Dormand glanced beyond Horton to the boathouse. He turned. His blood ran cold. ‘He’s dead?’
‘Perhaps by now he is. When you asked at the café where you could find me, Jay thought you’d come to take him away.’
That confirmed to Horton that there was another way through the abbey gardens to the shore and a much quicker route than the one he’d taken. Could he trust Dormand to be telling the truth though? Was he just saying that to divert him so that he could make his escape on the boat, which was clearly his intention?
‘Did you kill him?’ Horton tossed a concerned glance at the boathouse.
‘No. He killed himself. With his pistol crossbow which he kept here.’
Horton again looked back at the boathouse.
‘You have a choice, Andy Horton. Either stop me from leaving or try and save Sam Tandy’s life.’
Horton studied Dormand evenly for a few seconds, then turned and ran to the boathouse. He pushed open the door and saw the recumbent body of Jay Ottley stretched out amongst the lines, sails, oars, life jackets and rusting bits of boat. Ottley’s eyes were wide open and even in death he looked haunted. Swiftly Horton checked for a pulse, knowing he wouldn’t find one. Ottley had made sure of that. The bolt from the pistol crossbow was embedded in the right side of the head and the weapon was lying close to Ottley’s right gloveless hand. The scar from his accident years ago was visible in the palm of the left hand.
The sound of a boat’s small engine alerted Horton. He raced out and peered into the black night and could just make out the dark shape of Dormand in the dinghy heading out into the Solent. Dormand raised his hand in farewell. Horton stepped forward, but what could he do except call the coastguard?
He reached for his phone but hesitated. Would they be too late to find Dormand? Would his body be washed out to sea? Or had he or others planned his escape route? Was there a speed boat waiting to take him somewhere? Would the coastguard find the small boat empty and drifting? Just as Kenton had planned his phoney death, perhaps Dormand had already planned his. He scoured the sea for the small dinghy and thought he saw it heading out towards Ryde.
‘Just tidying up like I’ve been trained to do.’
Horton stared back at the boathouse. Had Jay Ottley really shot himself or had Dormand, a trained assassin, killed him? Had he been tidying up? Was he tidying up with his own death? No one would know what he had told him about the past and Jennifer. And Dormand had let him live because he was the bait.
Horton let the sea lap at his feet. He couldn’t see any boats now, only a few tiny lights in the distance. He wasn’t sure how long he stood but after a while he stabbed a number on his phone and called the coastguard. He reported a possible man overboard from a small dinghy. Then, taking a breath, he called in.

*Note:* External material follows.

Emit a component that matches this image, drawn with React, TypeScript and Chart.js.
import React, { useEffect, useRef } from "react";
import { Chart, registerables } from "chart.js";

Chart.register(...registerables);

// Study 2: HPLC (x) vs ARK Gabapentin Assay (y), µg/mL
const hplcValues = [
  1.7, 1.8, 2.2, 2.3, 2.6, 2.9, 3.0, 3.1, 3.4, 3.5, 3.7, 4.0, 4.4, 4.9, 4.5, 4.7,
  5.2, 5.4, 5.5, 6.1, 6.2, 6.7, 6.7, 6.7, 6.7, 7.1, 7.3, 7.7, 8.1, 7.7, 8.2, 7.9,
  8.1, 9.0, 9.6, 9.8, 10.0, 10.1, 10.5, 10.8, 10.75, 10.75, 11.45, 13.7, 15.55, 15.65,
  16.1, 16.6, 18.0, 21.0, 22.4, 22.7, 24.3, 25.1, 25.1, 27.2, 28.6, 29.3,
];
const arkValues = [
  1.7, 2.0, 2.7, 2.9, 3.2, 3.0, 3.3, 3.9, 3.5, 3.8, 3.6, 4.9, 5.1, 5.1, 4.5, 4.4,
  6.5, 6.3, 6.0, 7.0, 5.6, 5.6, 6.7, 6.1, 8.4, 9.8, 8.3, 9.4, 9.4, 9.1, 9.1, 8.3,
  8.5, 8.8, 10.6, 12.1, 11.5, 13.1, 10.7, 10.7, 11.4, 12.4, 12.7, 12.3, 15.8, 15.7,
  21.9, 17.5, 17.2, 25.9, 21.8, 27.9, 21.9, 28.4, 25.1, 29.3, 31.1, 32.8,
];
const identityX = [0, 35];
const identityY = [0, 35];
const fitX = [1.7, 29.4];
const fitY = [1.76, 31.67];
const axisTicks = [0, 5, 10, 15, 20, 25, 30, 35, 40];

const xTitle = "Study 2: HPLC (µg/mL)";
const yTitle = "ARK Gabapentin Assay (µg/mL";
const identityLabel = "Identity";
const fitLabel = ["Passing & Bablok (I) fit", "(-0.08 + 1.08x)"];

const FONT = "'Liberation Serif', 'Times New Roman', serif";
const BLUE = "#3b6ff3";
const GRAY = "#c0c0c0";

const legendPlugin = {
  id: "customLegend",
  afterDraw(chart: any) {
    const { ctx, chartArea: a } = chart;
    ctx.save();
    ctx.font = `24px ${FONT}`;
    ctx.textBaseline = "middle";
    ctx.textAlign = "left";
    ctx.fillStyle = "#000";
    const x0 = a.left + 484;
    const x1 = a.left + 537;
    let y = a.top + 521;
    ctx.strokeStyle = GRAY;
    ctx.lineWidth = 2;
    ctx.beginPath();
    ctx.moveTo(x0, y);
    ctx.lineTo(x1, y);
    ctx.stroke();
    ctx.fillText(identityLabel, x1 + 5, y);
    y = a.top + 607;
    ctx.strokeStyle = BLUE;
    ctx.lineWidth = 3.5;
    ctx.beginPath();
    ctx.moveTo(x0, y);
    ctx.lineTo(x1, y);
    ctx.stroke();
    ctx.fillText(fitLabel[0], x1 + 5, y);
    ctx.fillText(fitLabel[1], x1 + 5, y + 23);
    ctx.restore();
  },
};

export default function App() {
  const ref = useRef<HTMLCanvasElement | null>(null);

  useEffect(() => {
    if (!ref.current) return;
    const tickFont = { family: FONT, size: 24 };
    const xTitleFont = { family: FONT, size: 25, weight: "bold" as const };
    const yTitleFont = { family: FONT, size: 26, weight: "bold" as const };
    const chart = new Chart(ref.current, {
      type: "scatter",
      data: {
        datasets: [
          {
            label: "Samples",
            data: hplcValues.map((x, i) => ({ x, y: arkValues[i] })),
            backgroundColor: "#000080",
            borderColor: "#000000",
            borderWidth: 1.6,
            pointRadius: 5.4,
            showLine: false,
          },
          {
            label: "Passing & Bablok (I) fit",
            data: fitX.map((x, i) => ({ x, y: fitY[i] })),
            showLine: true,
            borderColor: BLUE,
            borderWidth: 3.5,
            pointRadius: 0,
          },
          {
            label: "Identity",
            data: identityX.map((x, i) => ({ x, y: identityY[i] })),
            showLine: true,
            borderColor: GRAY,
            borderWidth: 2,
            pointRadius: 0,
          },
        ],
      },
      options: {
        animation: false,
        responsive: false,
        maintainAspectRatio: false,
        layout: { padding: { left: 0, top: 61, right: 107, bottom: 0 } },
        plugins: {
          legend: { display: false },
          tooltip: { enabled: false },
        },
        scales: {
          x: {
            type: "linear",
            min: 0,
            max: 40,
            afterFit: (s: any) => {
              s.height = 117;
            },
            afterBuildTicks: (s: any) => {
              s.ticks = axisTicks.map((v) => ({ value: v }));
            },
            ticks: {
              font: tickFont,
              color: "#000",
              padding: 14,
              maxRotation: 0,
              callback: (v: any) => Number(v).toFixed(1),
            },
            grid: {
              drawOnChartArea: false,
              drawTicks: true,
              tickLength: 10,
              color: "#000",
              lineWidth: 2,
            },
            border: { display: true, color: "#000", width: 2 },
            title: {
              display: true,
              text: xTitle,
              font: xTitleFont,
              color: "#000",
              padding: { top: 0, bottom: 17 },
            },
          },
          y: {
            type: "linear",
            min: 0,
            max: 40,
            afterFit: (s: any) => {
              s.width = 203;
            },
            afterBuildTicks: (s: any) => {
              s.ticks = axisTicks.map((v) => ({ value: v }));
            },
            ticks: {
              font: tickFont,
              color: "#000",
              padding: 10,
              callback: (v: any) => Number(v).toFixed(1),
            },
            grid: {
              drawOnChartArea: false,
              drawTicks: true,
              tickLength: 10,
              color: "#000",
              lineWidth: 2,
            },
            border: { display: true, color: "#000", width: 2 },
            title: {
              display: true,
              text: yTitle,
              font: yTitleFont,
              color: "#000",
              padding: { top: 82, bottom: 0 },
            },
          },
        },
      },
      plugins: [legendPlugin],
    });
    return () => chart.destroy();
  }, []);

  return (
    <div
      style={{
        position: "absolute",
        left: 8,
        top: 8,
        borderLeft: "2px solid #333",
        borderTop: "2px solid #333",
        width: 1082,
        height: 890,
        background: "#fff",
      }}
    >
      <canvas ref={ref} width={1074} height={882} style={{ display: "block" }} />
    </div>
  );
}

He didn’t tell Uckfield all of it and he wouldn’t. He had an appointment with Lord Eames for that. Or rather Eames would find him. The official story would be that Sam Tandy, known as Jay Ottley, had killed Jasper Kenton and Thelma Veerman and Brother Norman had conspired with Ottley after their deaths to help move their bodies in order to delay and confuse the investigation. Brother Norman, unable to live with his conscience, had killed himself at sea. Sam Tandy, alias Jay Ottley, had committed suicide by firing a pistol crossbow into his brains after Horton had shown up and asked for the whereabouts of Brother Norman, believing that the police were on to him. No one would know Brother Norman’s true identity except him and Lord Eames.
Horton’s phone rang but he ignored it. It would be Eames. There were now only two men left alive from those days of the Cold War, of spies, betrayal and the dirty tricks of 1967: Lord Richard Eames and another man whom Jennifer had worked with or for. One of those men had lured Jennifer to her death.
Horton stared out to sea. He was several steps closer to finding him but there were bigger and more dangerous steps yet to take. The trail began in Guernsey with Eileen Litchfield. But it didn’t end there. It didn’t even end in Gosport where his mother had gone on that foggy November day in 1978. No, it ended with the troubles in Northern Ireland and that was where he would begin. He turned and headed back up the shore to wait for the approaching police cars.